Even the company, which I have now contacted in the light of the experience of people like you, admits that the information was incorrect and should not have been given.

So what is the truth? Yes, scrip dividends are not available from Vodafone any more and yes, the company is introducing the somewhat unfortunately titled DRIP scheme. This, I am told, stands for Dividend Re-investment Programme and should fundamentally allow investors the same option.

A spokesman for Vodafone assures me the scheme will be open to all investors, including the large number of small Irish investors currently holding cheques that are not, in truth, worth the paper they are written on when one considers the cost of converting the small dividend from sterling.

So what should those shareholders do with the existing dividends? I understand they can be retained by the shareholder or the registrar until they have grown large enough to be converted into shares or to be worth the bother and expense of cashing.

Of course, you don't have use of the money in the interim but, if the amount in question in the case of most small Irish shareholders is important, they probably should not be investing in shares directly in any case.

Eircom

I decided to accept Denis O'Brien's offer just before the final Valentia offer of early August.

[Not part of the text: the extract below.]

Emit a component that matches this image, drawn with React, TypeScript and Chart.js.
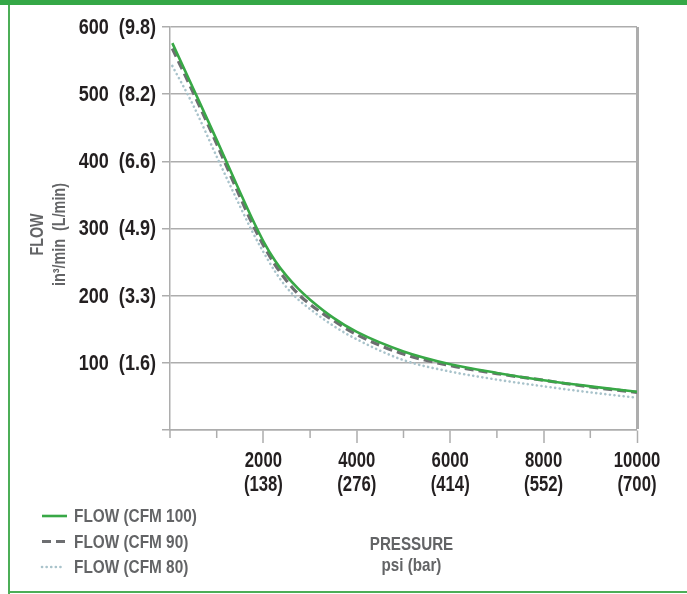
import React, { useEffect, useRef } from 'react';
import { Chart, registerables } from 'chart.js';
Chart.register(...registerables);

// ---- data ----
const pressure = [50, 500, 1000, 1500, 1750, 2000, 2250, 2500, 2750, 3000, 3500, 4000, 5000, 6000, 7000, 8000, 9000, 10000];
const flowCfm100 = [576, 508, 432, 354, 316, 281, 252, 229, 210, 194, 167, 146, 117, 98, 85, 74, 65, 57];
const flowCfm90 = [568, 502, 426, 347, 309, 275, 246, 222, 202, 187, 163, 142, 113, 96, 84, 74, 64, 56];
const flowCfm80 = [542, 483, 407, 333, 297, 265, 236, 212, 194, 180, 155, 135, 104, 87, 75, 65, 56, 48];
const seriesLabels = ['FLOW (CFM 100)', 'FLOW (CFM 90)', 'FLOW (CFM 80)'];

const flowTicks = [100, 200, 300, 400, 500, 600];
const flowTickLabels = ['100  (1.6)', '200  (3.3)', '300  (4.9)', '400  (6.6)', '500  (8.2)', '600  (9.8)'];
const pressureTicks = [2000, 4000, 6000, 8000, 10000];
const pressureTickBar = ['(138)', '(276)', '(414)', '(552)', '(700)'];
const minorPressureTicks = [0, 1000, 3000, 5000, 7000, 9000];

const yTitle = ['FLOW', 'in³/min  (L/min)'];
const xTitle = ['PRESSURE', 'psi (bar)'];

// ---- styles ----
const FONT = "'Liberation Sans', Arial, sans-serif";
const GRID = '#adadad';
const DARK = '#231f20';
const GRAY = '#636466';
const GREEN = '#38a846';
const DASH = '#6d6e71';
const DOT = '#a9c3cb';

const styles = [
  { color: GREEN, width: 2.6, dash: [] as number[], cap: 'butt' as CanvasLineCap },
  { color: DASH, width: 3.2, dash: [9, 5], cap: 'butt' as CanvasLineCap },
  { color: DOT, width: 2.6, dash: [0.1, 4.5], cap: 'round' as CanvasLineCap },
];

// condensed text: horizontally scaled bold sans
function condensedText(
  ctx: CanvasRenderingContext2D,
  text: string,
  x: number,
  y: number,
  size: number,
  sx: number,
  color: string,
  align: CanvasTextAlign,
  rotate = 0
) {
  ctx.save();
  ctx.translate(x, y);
  if (rotate) ctx.rotate(rotate);
  ctx.scale(sx, 1);
  ctx.font = `bold ${size}px ${FONT}`;
  ctx.fillStyle = color;
  ctx.textAlign = align;
  ctx.textBaseline = 'middle';
  ctx.fillText(text, 0, 0);
  ctx.restore();
}

const overlay = {
  id: 'overlay',
  afterDraw(chart: any) {
    const ctx = chart.ctx as CanvasRenderingContext2D;
    const xs = chart.scales.x;
    const ys = chart.scales.y;
    const area = chart.chartArea;
    ctx.save();
    // minor x ticks
    ctx.strokeStyle = GRID;
    ctx.lineWidth = 1.5;
    minorPressureTicks.forEach((v) => {
      const px = xs.getPixelForValue(v);
      ctx.beginPath();
      ctx.moveTo(px, area.bottom);
      ctx.lineTo(px, area.bottom + 8);
      ctx.stroke();
    });
    // y tick labels
    flowTicks.forEach((v, i) => {
      condensedText(ctx, flowTickLabels[i], area.left - 14, ys.getPixelForValue(v) + 1, 21.5, 0.84, DARK, 'right');
    });
    // x tick labels
    pressureTicks.forEach((v, i) => {
      const px = xs.getPixelForValue(v);
      condensedText(ctx, String(v), px, area.bottom + 31, 22, 0.76, DARK, 'center');
      condensedText(ctx, pressureTickBar[i], px, area.bottom + 55, 22, 0.76, DARK, 'center');
    });
    // y title (rotated, two lines)
    const cy = (area.top + area.bottom) / 2 + 6;
    condensedText(ctx, yTitle[0], 38, cy, 17.5, 0.82, GRAY, 'center', -Math.PI / 2);
    condensedText(ctx, yTitle[1], 60, cy, 17.5, 0.82, GRAY, 'center', -Math.PI / 2);
    // x title
    const cx = (area.left + area.right) / 2 + 8;
    condensedText(ctx, xTitle[0], cx, 545, 18.5, 0.82, GRAY, 'center');
    condensedText(ctx, xTitle[1], cx, 566, 18.5, 0.82, GRAY, 'center');
    // legend
    chart.data.datasets.forEach((ds: any, i: number) => {
      const y = 516 + i * 25.5;
      const st = styles[i];
      ctx.save();
      ctx.strokeStyle = st.color;
      ctx.lineWidth = st.width;
      ctx.setLineDash(st.dash);
      ctx.lineCap = st.cap;
      ctx.beginPath();
      ctx.moveTo(42, y);
      ctx.lineTo(i === 2 ? 64 : 67, y);
      ctx.stroke();
      ctx.restore();
      condensedText(ctx, ds.label, 74, y + 1, 18.5, 0.83, GRAY, 'left');
    });
    ctx.restore();
  },
};

export default function App() {
  const ref = useRef<HTMLCanvasElement>(null);
  useEffect(() => {
    if (!ref.current) return;
    const series = [flowCfm100, flowCfm90, flowCfm80];
    const chart = new Chart(ref.current, {
      type: 'line',
      data: {
        datasets: series.map((vals, i) => ({
          label: seriesLabels[i],
          data: pressure.map((p, j) => ({ x: p, y: vals[j] })),
          borderColor: styles[i].color,
          borderWidth: styles[i].width,
          borderDash: styles[i].dash,
          borderCapStyle: styles[i].cap,
          pointRadius: 0,
          fill: false,
          cubicInterpolationMode: 'monotone',
        })),
      },
      options: {
        responsive: false,
        animation: false,
        devicePixelRatio: 1,
        layout: { padding: { left: 0, top: 27, right: 50, bottom: 0 } },
        plugins: { legend: { display: false }, tooltip: { enabled: false } },
        scales: {
          x: {
            type: 'linear',
            min: 0,
            max: 10000,
            afterFit: (s: any) => { s.height = 164; },
            afterBuildTicks: (s: any) => {
              s.ticks = pressureTicks.map((v) => ({ value: v }));
            },
            border: { display: true, color: GRID, width: 1.5 },
            grid: {
              drawOnChartArea: true,
              color: (c: any) => (c.tick && c.tick.value === 10000 ? GRID : 'rgba(0,0,0,0)'),
              lineWidth: (c: any) => (c.tick && c.tick.value === 10000 ? 3 : 0),
              tickColor: GRID,
              tickWidth: 1.5,
              tickLength: 13,
            },
            ticks: { display: false },
          },
          y: {
            min: 0,
            max: 600,
            afterFit: (s: any) => { s.width = 170; },
            afterBuildTicks: (s: any) => {
              s.ticks = [0, ...flowTicks].map((v) => ({ value: v }));
            },
            border: { display: true, color: GRID, width: 1.5 },
            grid: {
              color: GRID,
              lineWidth: 1.5,
              tickColor: GRID,
              tickLength: 8,
            },
            ticks: { display: false },
          },
        },
      },
      plugins: [overlay],
    } as any);
    return () => chart.destroy();
  }, []);

  return (
    <div style={{ position: 'fixed', left: 0, top: 0, width: 687, height: 594, background: '#fff' }}>
      <canvas ref={ref} width={687} height={594} style={{ width: 687, height: 594, display: 'block' }} />
      <div style={{ position: 'absolute', left: 0, top: 0, width: 687, height: 5, background: '#35a847' }} />
      <div style={{ position: 'absolute', left: 8, top: 5, width: 2, height: 589, background: '#4cae57' }} />
      <div style={{ position: 'absolute', left: 8, top: 591, width: 679, height: 2, background: '#4cae57' }} />
    </div>
  );
}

As a result I am prevented from availing of Valentia.

However, I would like to know what is the position regarding:

(a) my shares, which are now under the control of eIsland; and

(b) when I will receive the cash value of my shares as promised by eIsland?

There must be many Eircom shareholders in the same position as me.

Mr D.V.-B., e-mail

In general, the shares committed to eIsland, not Denis O'Brien, would have to be released if the offer fails to win sufficient acceptances within 42 days to allow them to take control of the company.

That would leave you free to reassess the field and accept the best offer at the time - currently Valentia's - or not, as you see fit. Alternatively, you could formally withdraw your shares from eIsland.

No doubt either bidder will be able to apprise you of the mechanics of such a move.

Of course, if the eIsland offer lapses or is withdrawn, control of the shares automatically reverts to you.

For as long as the shares are pledged to eIsland, however, they cannot be pledged anywhere else - such as the higher Valentia offer.

As to getting money from eIsland, you will receive nothing from any bidder until one has been declared successful.

As Valentia has between 70 and 80 per cent of the shares as of last Friday, you are not likely to be getting any money from eIsland.

What you can do is regain control of your shares and pledge them to Valentia.

If, as seems likely, it receives control of 80 per cent of the shares by the next deadline - 3 p.m. today - it will pay out on those shares at the rate of €1.365 per share.

You don't have to join the Valentia camp but, if you do not and if it does secure 80 per cent, it can compulsorily acquire your shares.

However, it has four months to do so, meaning that you would receive your money at a later date. You will not, however, lose out financially by not actively supporting the Valentia bid.